With sample sizes this small, drill downs become nonsensical and I’m very surprised they tried to use the undecideds to make a case that Bush has hope in this poll. If anything, the poll is even worse than it appears for Bush, since the sample overrepresented Republicans by 5 points (unless the results were weighted, but they make no mention of it). If the results were weighted to reflect actual party ID patterns, Bush would be down even more.
I agree with Green Dems assessment also. I think Kerry republicans will get the ball over the net for our guy on Nov. 2. The dynamics of the race haven’t changed that much for several months despite poll gyrations: Democrats are highly motivated and they are all in Kerry’s court. Republicans are split. Christian conservatives and rural republicans will vote for Bush come hell or high water, but common sense republicans will split three ways: 1) hold their noses and vote Bush, 2) hold their noses and vote Kerry, or 3) stay home. Factor into this mix the liklihood that first time voters and independents are trending to Kerry, and you have a Kerry win. Actually, I think the only unanswered question at this point is – will it be a Kerry squeaker, or a solid Kerry win. The proof of this can clearly be seen watching Bush yesterday begging his base to get out and vote.
Clinton showed the way, that Democrats who seek to represent Middle Class Americans are the ones who get a chance to help lesser Americans.
We didn’t invent the DLC merely for the hell of it. You have to plow that middle ground to win.
I therefore agree with Green Democrat’s assessment about the chance for new alliances. Assuming a Kerry victory, the Republican party implodes. While success has a thousand fathers, failure is a bastard, and everyone will be looking for THAT baby’s daddy.
Meanwhile, the Repubs who are annoyed at the rightwing freakazoids will clamor to Arnold, McCain, and Rudy to retake the party for 08.
Need to drill down in the New Hampshire poll. Undecided voters are breaking for Bush by a ratio of 5 to 1. Is the undecided vote breaking to Bush in any other state?
Kerry’s strength in libertarian-leaning New Hampshire suggests (not surprisingly) that more fiscally conservative and culturally laissez faire Republicans may be trending Dem. This shouldn’t be surprising to anyone who has been paying attention, of course. This is not your father’s Republican Party anymore. The GOP of limited government, individual liberty, and personal resposnibility is finished, replaced by a big government, fiscally irresponsible Christian conservatism at home and a belligerent and messianic interventionism abroad.

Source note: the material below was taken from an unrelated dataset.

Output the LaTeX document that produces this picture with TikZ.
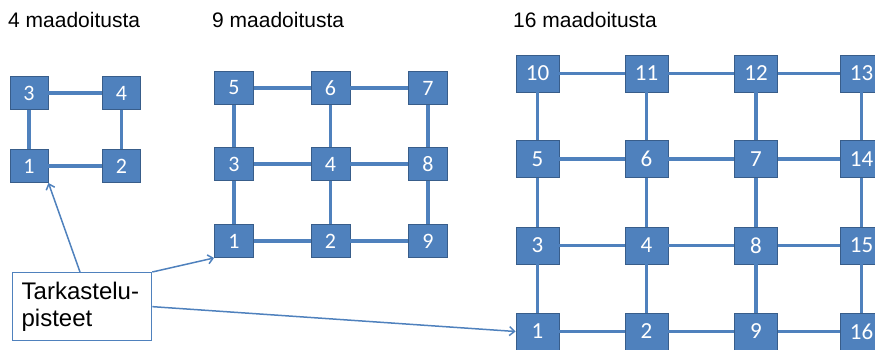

I suspect that collaboration between Democrats and moderate libertarians could prove enduring, but I worry that the so-called war on terror combined with the GOP’s new love of populism could put white working class voters solidly in their column for a generation, and draw in enough Hispanics with such an agenda to make it a lock. Although, with Kerry doing so well among independents (and apparently now new voters) that might just be paranoia…
Is this the same SurveyUSA that has a 22 point lead for Bush in Tennessee? I’m not sure I trust that outfit. I think Rasmussen’s Florida Bush trend makes more sense–steadily dropping from a high of a little over fifty and flatlining at 47 or so. (Or about where he was six weeks ago.)